Lots of Little Notebooks: have one idea per notebook, with no more than half a dozen snippets of code.

Advantages:

Shorter dependency chains, so less need to reset/resync.
Makes it easier for instructors to improvise: they can skip over mini-notebooks if their audience already knows the material or they're running short of time.
We can do it now without any changes to the Notebook.

Disadvantages:

Doesn't address the other issues I've raised: how much is pre-loaded, where do instructors' notes go, etc.

The fundamental tension here is between using the notebook as a laboratory tool, and using it as a replacement for either or both of live coding and PowerPoint and its imitators. There's no doubt in my mind that it's better than text-only interpreters for the former, but it still has a ways to go before it's credible as competition for the latter, or as a single-tool replacement for the combination of the two. I'd welcome your thoughts on where to go from here.
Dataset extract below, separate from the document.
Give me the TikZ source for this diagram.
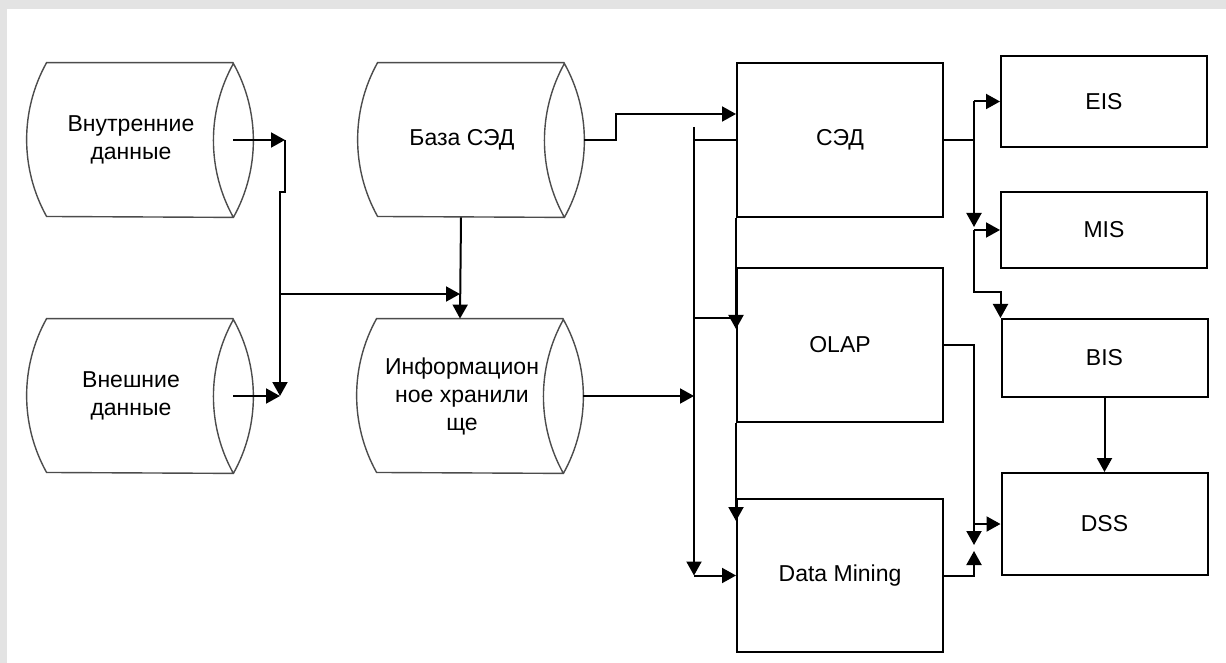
\documentclass[tikz,border=0pt]{standalone}
\usepackage{fontspec}
\setmainfont{Liberation Sans}
\usetikzlibrary{arrows.meta}

\tikzset{
  box/.style={draw, line width=1pt, minimum width=103pt, inner sep=0pt,
    font=\fontsize{11.5}{14}\selectfont},
  cylbody/.style={minimum width=93pt, minimum height=77pt, inner sep=0pt},
  cylline/.style={draw=black!70, line width=0.7pt},
  cyltext/.style={align=center, inner sep=0pt, font=\fontsize{11.5}{14}\selectfont},
  wire/.style={line width=1pt},
  arr/.style={line width=1pt, -{Triangle[length=7pt,width=7.5pt]}},
}

\begin{document}
\begin{tikzpicture}[x=0.5pt, y=-0.5pt]
        \useasboundingbox (0,0) rectangle (1226,663);
        \fill[gray!22] (0,0) rectangle (1226,663);
        \fill[white] (7,9) rectangle (1226,663);
        % ── хранилища (цилиндры) ─────────────────────────────
        \node[cylbody] (vnutr) at (140,140) {};
        \node[cylbody] (vnesh) at (140,396) {};
        \node[cylbody] (bazased) at (471,140) {};
        \node[cylbody] (hran) at (470,396) {};
        \foreach \c in {vnutr,vnesh,bazased,hran} {
            \draw[cylline] (\c.north east) -- (\c.north west)
                arc[start angle=150.9, end angle=209.1, radius=79.1pt]
                -- (\c.south east)
                arc[start angle=-29.1, end angle=29.1, radius=79.1pt]
                arc[start angle=150.9, end angle=209.1, radius=79.1pt];
        }
        \node[cyltext] (vnutr-t) at ([xshift=-4.5pt]vnutr.center) {Внутренние\\данные};
        \node[cyltext] (vnesh-t) at ([xshift=-4.5pt]vnesh.center) {Внешние\\данные};
        \node[cyltext] (bazased-t) at ([xshift=-4.5pt]bazased.center) {База СЭД};
        \node[cyltext] (hran-t) at ([xshift=-4pt]hran.center) {Информацион\\ное хранили\\ще};
        % ── блоки ────────────────────────────────────────────
        \node[box, minimum height=77pt] (sed) at (840,140) {СЭД};
        \node[box, minimum height=77pt] (olap) at (840,345) {OLAP};
        \node[box, minimum height=76.5pt] (dm) at (840,575.5) {Data Mining};
        \node[box, minimum height=45.5pt] (eis) at (1104,101.5) {EIS};
        \node[box, minimum height=38pt] (mis) at (1104,230) {MIS};
        \node[box, minimum height=39pt] (bis) at (1104.5,358) {BIS};
        \node[box, minimum height=51pt] (dss) at (1104.5,524) {DSS};
        % источники -> сбор
        \coordinate (jin) at (285,140);
        \coordinate (jex) at (280,396);
        \coordinate (jmid) at (280,294);
        \coordinate (hin) at ([xshift=-5pt]hran.north);
        \draw[arr] (vnutr.east) -- (jin);
        \draw[arr] (jin) -- ++(0,52) -| (jex);
        \draw[arr] (vnesh.east) -- (jex);
        \draw[arr] ([xshift=-5pt]bazased.south) -- (hin);
        \draw[arr] (jmid) -- (jmid -| hin);
        \draw[arr] ([xshift=10pt]bazased.east) -- ++(32,0) |- ([yshift=13pt]sed.west);
        % общая шина
        \coordinate (bustop) at (694,127);
        \coordinate (busbot) at (694,575.5);
        \coordinate (olapin) at ([yshift=-25.5pt]olap.north west);
        \draw[arr] ([xshift=10pt]hran.east) -- (hran.east -| bustop);
        \draw[arr] (bustop) -- (busbot);
        \draw[arr] (busbot) -- (dm.west);
        \draw[wire] (bustop |- sed.west) -- (sed.west);
        \draw[wire] (bustop |- olapin) -- (olapin);
        \draw[arr] (sed.south west) -- ([yshift=-31pt]olap.north west);
        \draw[arr] (olap.south west) -- ([yshift=-11.5pt]dm.north west);
        % выходы направо
        \coordinate (rb) at (974,101.5);
        \coordinate (dj) at (974,524);
        \draw[wire] (sed.east) -- (sed.east -| rb);
        \draw[arr] (rb) -- (eis.west);
        \draw[arr] (rb) -- ([yshift=1.5pt]rb |- mis.west);
        \draw[arr] (rb |- mis.west) -- (mis.west);
        \draw[arr] (rb |- mis.west) -- ++(0,62) -| (bis.north west);
        \draw[arr] (bis.south) -- (dss.north);
        \draw[arr] (olap.east) -| ([yshift=-10.5pt]dj);
        \draw[arr] (dj) -- (dss.west);
        \draw[arr] (dm.east) -| ([yshift=-13.5pt]dj);
\end{tikzpicture}
\end{document}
Note: PowerPoint has lots of detractors, but I think most of their criticism is misguided. Edward Tufte and others say that by encouraging point-form presentations, PowerPoint also encourages bland idiocy, but in my mind, that's like blaming fountain pens for bad poetry: any tool can be abused, and it isn't PowerPoint's fault if people don't use its whiteboarding capabilities. Many other people dislike it because it's closed-source, not web-native, and doesn't play nicely with version control. These criticisms are true, but the alternatives that most proponents of this point of view offer—some based on LaTeX, most based on HTML, CSS, and Javascript—are much more strongly biased toward the point-form idiocy Tufte et al criticize than PowerPoint ever was. Yes, you can use an external tool to draw a diagram, export it as an SVG or PNG, and link to that from your slideshow, but most non-fanatics can see that PowerPoint is proof that going the long way around the houses like that isn't actually necessary. If we want people to take the Notebook (or anything else) as a credible alternative to today's specialized slideshow tools, that's the ease of use we have to match or beat.